Debris

Airbus Buys First Batch of Astroscale Satellite Removal Docking Plates

Astroscale docking plates. Image: Astroscale

Airbus has purchased 100 docking plates from Astroscale to facilitate post-mission removal in a bid to prevent accumulation of clutter in space. 

The purchase marks the first large-scale order for Astroscale, which has flown two test missions demoing close-proximity operations and rendezvous and docking tech in LEO. The Gen 2 docking plates purchased by Airbus, which are able to be captured by both robotic arms and magnetic tech, were first introduced by Astroscale in 2023 and have completed several test missions. 

“This milestone order from Airbus underscores the industry’s increasing commitment to sustainable space operations,” Nick Shave, the managing director at Astroscale UK, said in a statement. “The Astroscale second-generation docking plate is more than a product; it’s a critical step toward future-proofing satellites for in-orbit servicing and end-of-life debris mitigation.”

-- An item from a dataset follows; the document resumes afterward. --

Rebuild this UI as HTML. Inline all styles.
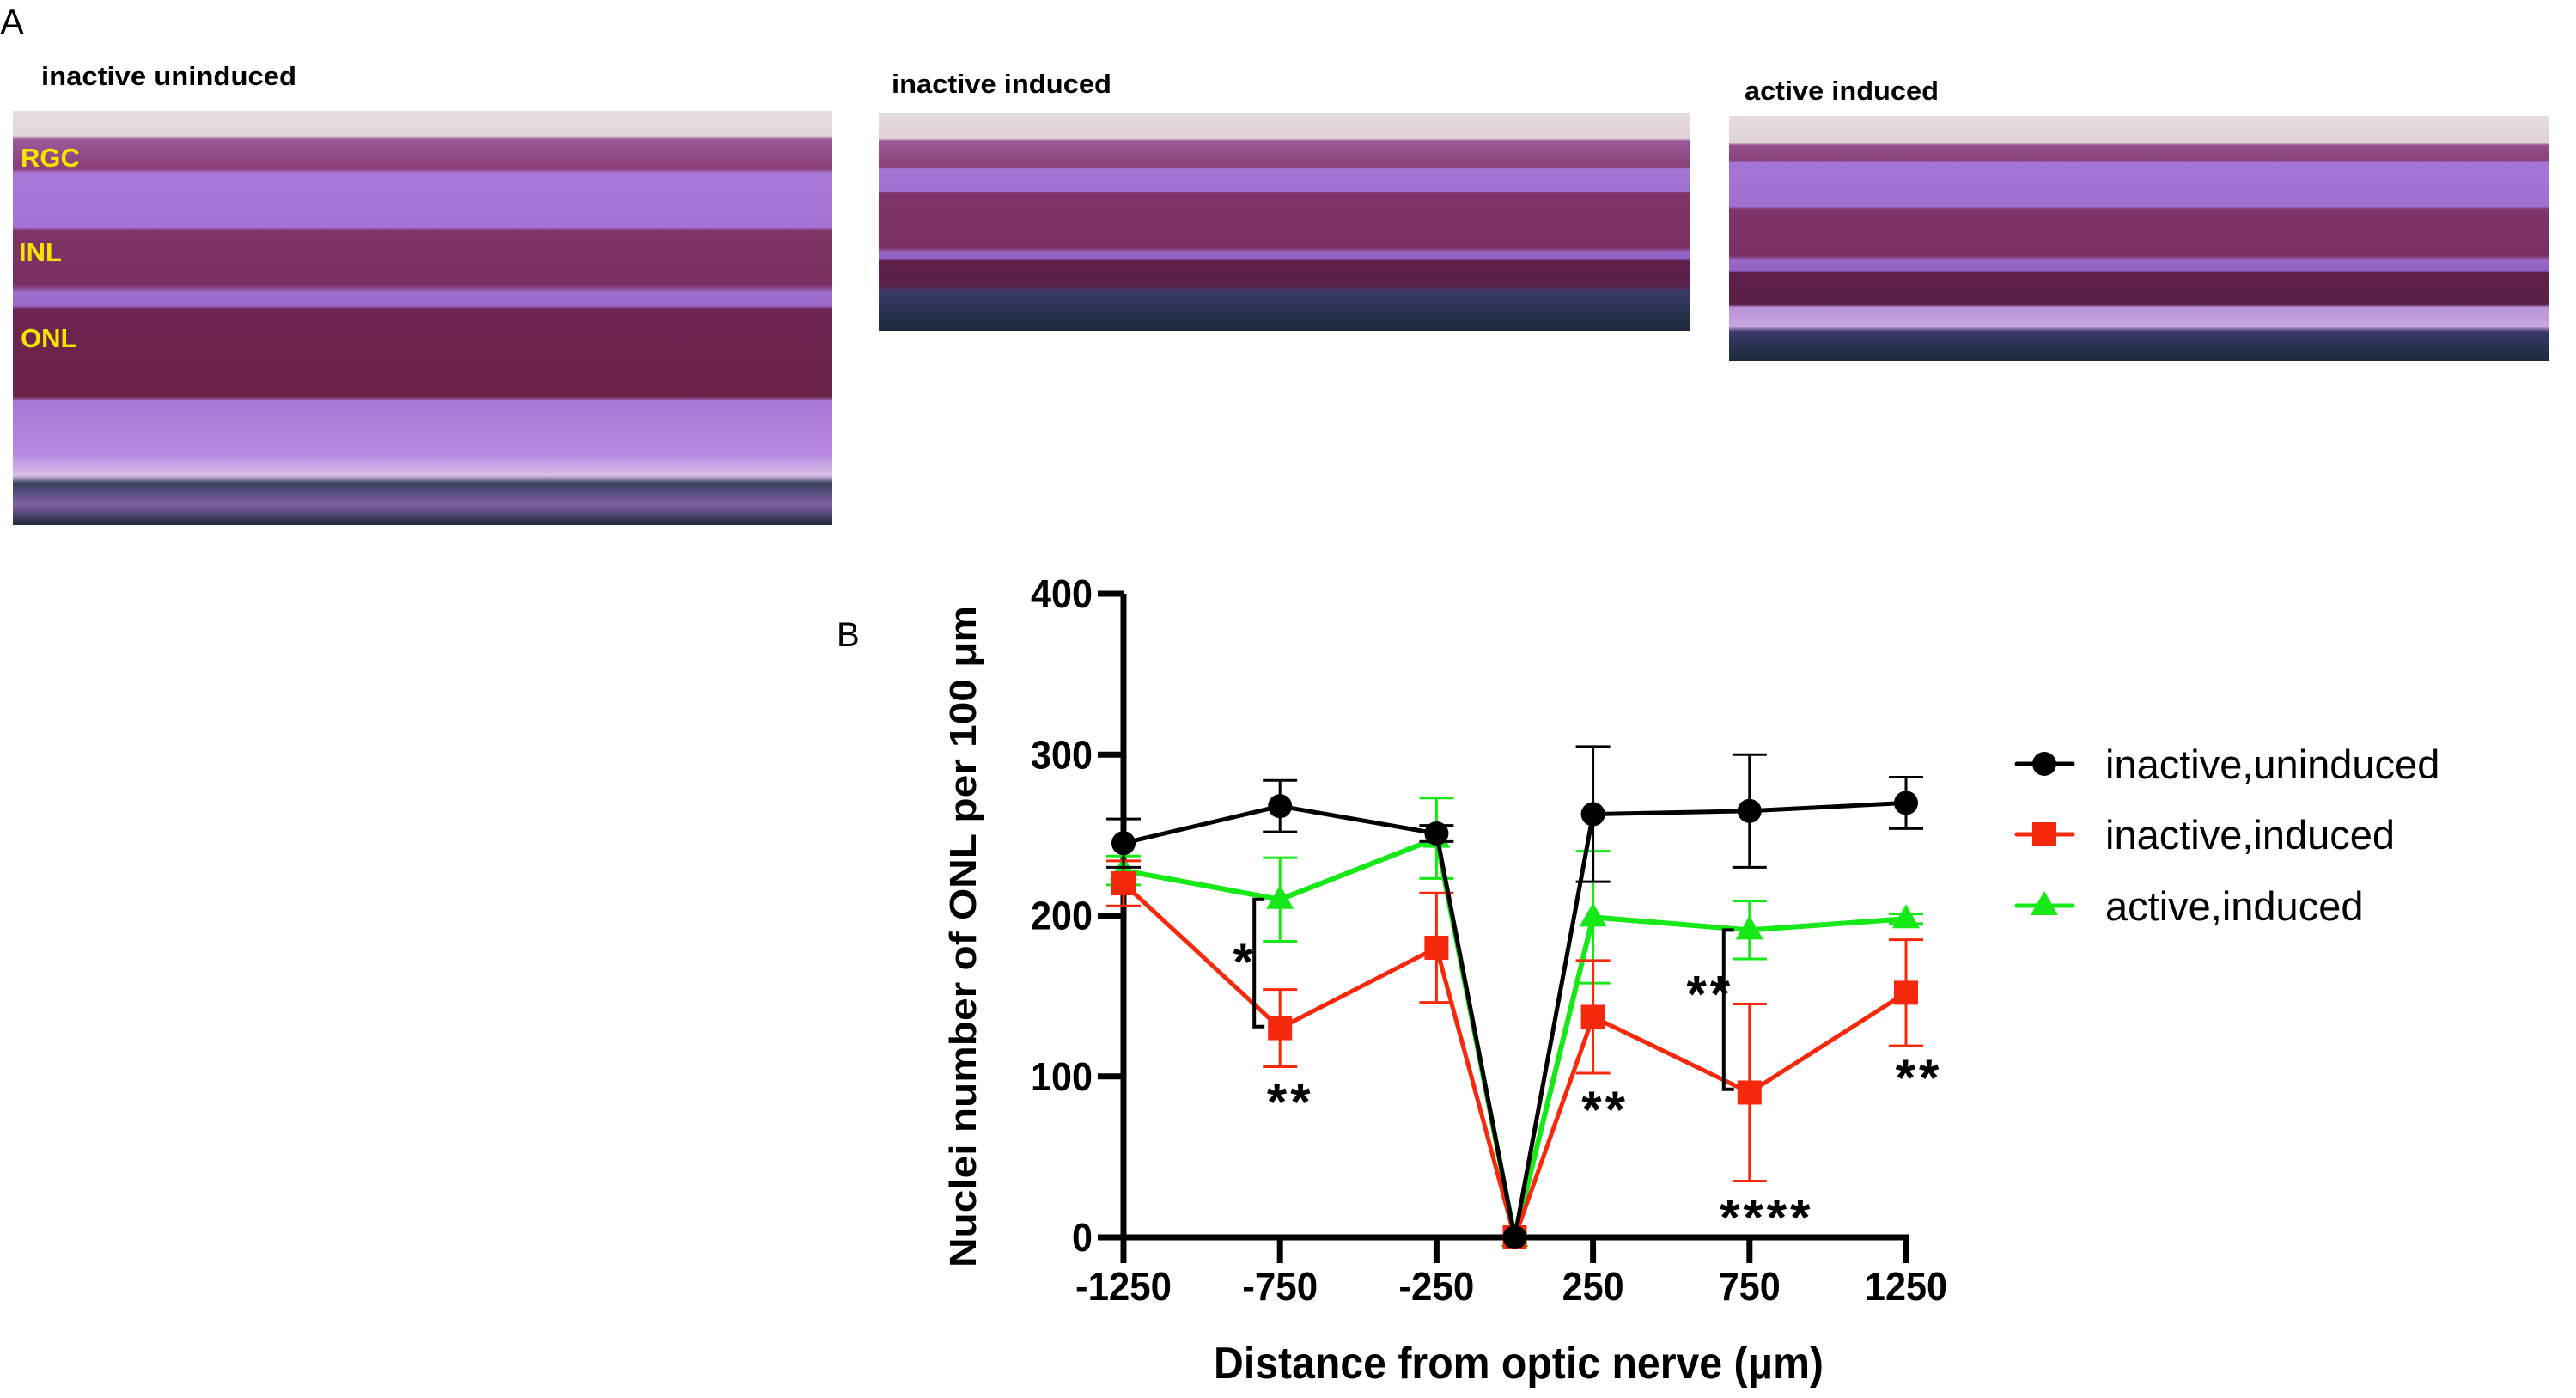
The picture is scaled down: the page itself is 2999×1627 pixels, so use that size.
<!DOCTYPE html>
<html><head><meta charset="utf-8"><style>
html,body{margin:0;padding:0;background:#fff;}
svg{display:block;font-family:"Liberation Sans",Arial,sans-serif;}
</style></head><body>
<svg id="fig" width="2999" height="1627" viewBox="0 0 2999 1627" xmlns="http://www.w3.org/2000/svg">
<defs>
<linearGradient id="g1" x1="0" y1="0" x2="0" y2="1" gradientUnits="objectBoundingBox">
<stop offset="0" stop-color="#e8dfe0"/><stop offset="0.06" stop-color="#e2d6da"/>
<stop offset="0.07" stop-color="#9a5a9a"/><stop offset="0.14" stop-color="#8a3e74"/>
<stop offset="0.15" stop-color="#a878d8"/><stop offset="0.28" stop-color="#a472d6"/>
<stop offset="0.29" stop-color="#7e3466"/><stop offset="0.42" stop-color="#7a2e62"/>
<stop offset="0.44" stop-color="#a070d0"/><stop offset="0.47" stop-color="#9a68c8"/>
<stop offset="0.48" stop-color="#6e2450"/><stop offset="0.69" stop-color="#6a2248"/>
<stop offset="0.70" stop-color="#a876d4"/><stop offset="0.83" stop-color="#b88ae0"/>
<stop offset="0.88" stop-color="#d8bfe6"/><stop offset="0.90" stop-color="#38405e"/>
<stop offset="0.95" stop-color="#8060a8"/><stop offset="1" stop-color="#1c2838"/>
</linearGradient>
<linearGradient id="g2" x1="0" y1="0" x2="0" y2="1">
<stop offset="0" stop-color="#e6dcde"/><stop offset="0.12" stop-color="#e0d2d8"/>
<stop offset="0.13" stop-color="#9a5a9a"/><stop offset="0.25" stop-color="#8a4276"/>
<stop offset="0.26" stop-color="#a676d6"/><stop offset="0.36" stop-color="#a070d0"/>
<stop offset="0.37" stop-color="#7e3468"/><stop offset="0.62" stop-color="#7a3064"/>
<stop offset="0.64" stop-color="#9a68c8"/><stop offset="0.67" stop-color="#9060c0"/>
<stop offset="0.68" stop-color="#5e2048"/><stop offset="0.79" stop-color="#5a2048"/>
<stop offset="0.82" stop-color="#3a3a6a"/><stop offset="1" stop-color="#1c2a3a"/>
</linearGradient>
<linearGradient id="g3" x1="0" y1="0" x2="0" y2="1">
<stop offset="0" stop-color="#e6dcde"/><stop offset="0.11" stop-color="#e0d2d8"/>
<stop offset="0.12" stop-color="#94508e"/><stop offset="0.18" stop-color="#8a4276"/>
<stop offset="0.19" stop-color="#a676d6"/><stop offset="0.37" stop-color="#a070d0"/>
<stop offset="0.38" stop-color="#7e3468"/><stop offset="0.57" stop-color="#7a3064"/>
<stop offset="0.59" stop-color="#9a68c8"/><stop offset="0.63" stop-color="#9060c0"/>
<stop offset="0.64" stop-color="#5e2048"/><stop offset="0.77" stop-color="#5a2048"/>
<stop offset="0.78" stop-color="#b890d8"/><stop offset="0.86" stop-color="#c8a8e0"/>
<stop offset="0.88" stop-color="#3a3a6a"/><stop offset="1" stop-color="#1c2a3a"/>
</linearGradient>
</defs>

<text x="0" y="40" font-size="42">A</text>
<text x="48" y="99" font-size="31" font-weight="bold" textLength="297" lengthAdjust="spacingAndGlyphs">inactive uninduced</text>
<text x="1038" y="108" font-size="31" font-weight="bold" textLength="256" lengthAdjust="spacingAndGlyphs">inactive induced</text>
<text x="2031" y="116" font-size="31" font-weight="bold" textLength="226" lengthAdjust="spacingAndGlyphs">active induced</text>

<rect x="15" y="129" width="954" height="482" fill="url(#g1)"/>
<rect x="1023" y="131" width="944" height="254" fill="url(#g2)"/>
<rect x="2013" y="135" width="955" height="285" fill="url(#g3)"/>
<text x="24" y="194" font-size="31" font-weight="bold" fill="#f4e400">RGC</text>
<text x="22" y="304" font-size="31" font-weight="bold" fill="#f4e400">INL</text>
<text x="24" y="404" font-size="31" font-weight="bold" fill="#f4e400">ONL</text>

<text x="974" y="752" font-size="40">B</text>
<g id="chart"></g>
</svg>
<script>
const xCats = [-1250, -750, -250, 0, 250, 750, 1250];
const xTicks = [-1250, -750, -250, 250, 750, 1250];
const yTicks = [0, 100, 200, 300, 400];
const blackVals = [245, 268, 251, 0, 263, 265, 270];
const blackErr = [15, 16, 5, 0, 42, 35, 16];
const redVals = [220, 130, 180, 0, 137, 90, 152];
const redErr = [14, 24, 34, 0, 35, 55, 33];
const greenVals = [228, 210, 248, 0, 199, 191, 198];
const greenErr = [9, 26, 25, 0, 41, 18, 3];
const seriesNames = ["inactive,uninduced", "inactive,induced", "active,induced"];
const sigAnnotations = [
  {x:-750, v:172, t:"*", dx:-41},
  {x:-750, v:85, t:"**", dx:12},
  {x:250, v:80, t:"**", dx:14},
  {x:750, v:152, t:"**", dx:-46},
  {x:750, v:13, t:"****", dx:20},
  {x:1250, v:100, t:"**", dx:15}
];
const brackets = [{x:-750, v1:210, v2:131}, {x:750, v1:191, v2:92}];

const NS = "http://www.w3.org/2000/svg";
const g = document.getElementById('chart');
const X0 = 1308, X1 = 2219, Y0 = 1440, Y400 = 691;
function xs(v){ return X0 + (v + 1250) / 2500 * (X1 - X0); }
function ys(v){ return Y0 - v / 400 * (Y0 - Y400); }
function mk(tag, attrs, parent){
  const e = document.createElementNS(NS, tag);
  for (const k in attrs) e.setAttribute(k, attrs[k]);
  (parent || g).appendChild(e);
  return e;
}

let e = mk('line', {x1:X0, y1:Y400, x2:X0, y2:Y0+3, stroke:'#000', 'stroke-width':7});


e = mk('line', {x1:X0-3, y1:Y0, x2:X1+3, y2:Y0, stroke:'#000', 'stroke-width':7});


yTicks.forEach(t => {
  const y = ys(t);
  let l = mk('line', {x1:X0-30, y1:y, x2:X0, y2:y, stroke:'#000', 'stroke-width':7});
  
  
  let tx = mk('text', {x:X0-36, y:y+16, 'font-size':46, 'font-weight':'bold', 'text-anchor':'end', textLength:(String(t).length*24), lengthAdjust:'spacingAndGlyphs'});
  tx.textContent = t;
  
  
});
xTicks.forEach(t => {
  const x = xs(t);
  let l = mk('line', {x1:x, y1:Y0, x2:x, y2:Y0+30, stroke:'#000', 'stroke-width':7});
  
  
  const s = String(t);
  let tx = mk('text', {x:x, y:Y0+73, 'font-size':46, 'font-weight':'bold', 'text-anchor':'middle', textLength:(s.length*24 - (s[0]=='-'?8:0)), lengthAdjust:'spacingAndGlyphs'});
  tx.textContent = s;
  
  
});
let yt = mk('text', {x:0, y:0, 'font-size':44, 'font-weight':'bold', 'text-anchor':'middle', transform:'translate(1136,1090) rotate(-90)', textLength:770, lengthAdjust:'spacingAndGlyphs'});
yt.textContent = 'Nuclei number of ONL per 100 μm';


let xt = mk('text', {x:1768, y:1604, 'font-size':52, 'font-weight':'bold', 'text-anchor':'middle', textLength:710, lengthAdjust:'spacingAndGlyphs'});
xt.textContent = 'Distance from optic nerve (μm)';



function marker(shape, x, y, color, parent){
  let m;
  if (shape === 'circle') m = mk('circle', {cx:x, cy:y, r:14, fill:color}, parent);
  else if (shape === 'square') m = mk('rect', {x:x-14, y:y-14, width:28, height:28, fill:color}, parent);
  else m = mk('polygon', {points:`${x},${y-17} ${x+16},${y+11} ${x-16},${y+11}`, fill:color}, parent);
  return m;
}
function drawSeries(vals, errs, color, shape, lw, name){
  const sg = mk('g', {});
  
  
  vals.forEach((v, i) => {
    if (!errs[i]) return;
    const x = xs(xCats[i]);
    const eb = mk('path', {d:`M${x},${ys(v+errs[i])}V${ys(v-errs[i])}M${x-20},${ys(v+errs[i])}H${x+20}M${x-20},${ys(v-errs[i])}H${x+20}`, stroke:color, 'stroke-width':3, fill:'none'}, sg);
    
    
  });
  const pl = mk('polyline', {points:vals.map((v,i)=>xs(xCats[i])+','+ys(v)).join(' '), stroke:color, 'stroke-width':lw, fill:'none'}, sg);
  
  
  vals.forEach((v, i) => {
    const m = marker(shape, xs(xCats[i]), ys(v), color, sg);
    
    
  });
}
drawSeries(greenVals, greenErr, '#17e817', 'triangle', 6, 'active-induced');
drawSeries(redVals, redErr, '#f7290d', 'square', 5, 'inactive-induced');
drawSeries(blackVals, blackErr, '#000', 'circle', 5, 'inactive-uninduced');

brackets.forEach(b => {
  const x = xs(b.x) - 30;
  const br = mk('path', {d:`M${x+12},${ys(b.v1)}H${x}V${ys(b.v2)}H${x+12}`, stroke:'#000', 'stroke-width':4, fill:'none'});
  
  
});
sigAnnotations.forEach(a => {
  const t = mk('text', {x:xs(a.x)+a.dx, y:ys(a.v)+22, 'font-size':60, 'font-weight':'bold', 'text-anchor':'middle', 'letter-spacing':4});
  t.textContent = a.t;
  
  
});

const legColors = ['#000', '#f7290d', '#17e817'];
const legShapes = ['circle', 'square', 'triangle'];
const legY = [889, 971, 1054];
seriesNames.forEach((n, i) => {
  const lg = mk('g', {});
  
  
  mk('line', {x1:2348, y1:legY[i], x2:2413, y2:legY[i], stroke:legColors[i], 'stroke-width':5, 'stroke-linecap':'round'}, lg);
  marker(legShapes[i], 2380, legY[i], legColors[i], lg);
  const t = mk('text', {x:2451, y:legY[i]+17, 'font-size':47}, lg);
  t.textContent = n;
});
</script>
</body></html>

Full plate: Astroscale expects the docking plates should survive 15+ years in space. The plates are fitted with special markers to help the junk collector spacecraft determine the object’s position and tumbling rate to enable a safe approach.

Astroscale developed the docking plates as part of their ELSA-d and ADRAS-J demonstration missions. 

  • ELSA-d, launched in 2021, spent nearly three years in orbit testing magnetic capture technologies using a simulated piece of space junk. 
  • The ADRAS-J mission, commissioned by JAXA and launched in February, inspected a rocket stage left in LEO.

What’s next: Airbus, which builds sats for Eutelsat’s OneWeb constellation, will use the docking plates on an unspecified LEO constellation, according to an Astroscale spokesperson. But the technology could be used on “almost any smallsat-class” spacecraft,” the spokesperson added. 

Astroscale is expected to attempt to remove a OneWeb satellite in 2027 as part of its ELSA-M (for End-of-Life by Astroscale-Multiple) demo. That mission should pave the way for a commercial service that would use one servicer spacecraft to remove multiple satellites from orbit, one after another.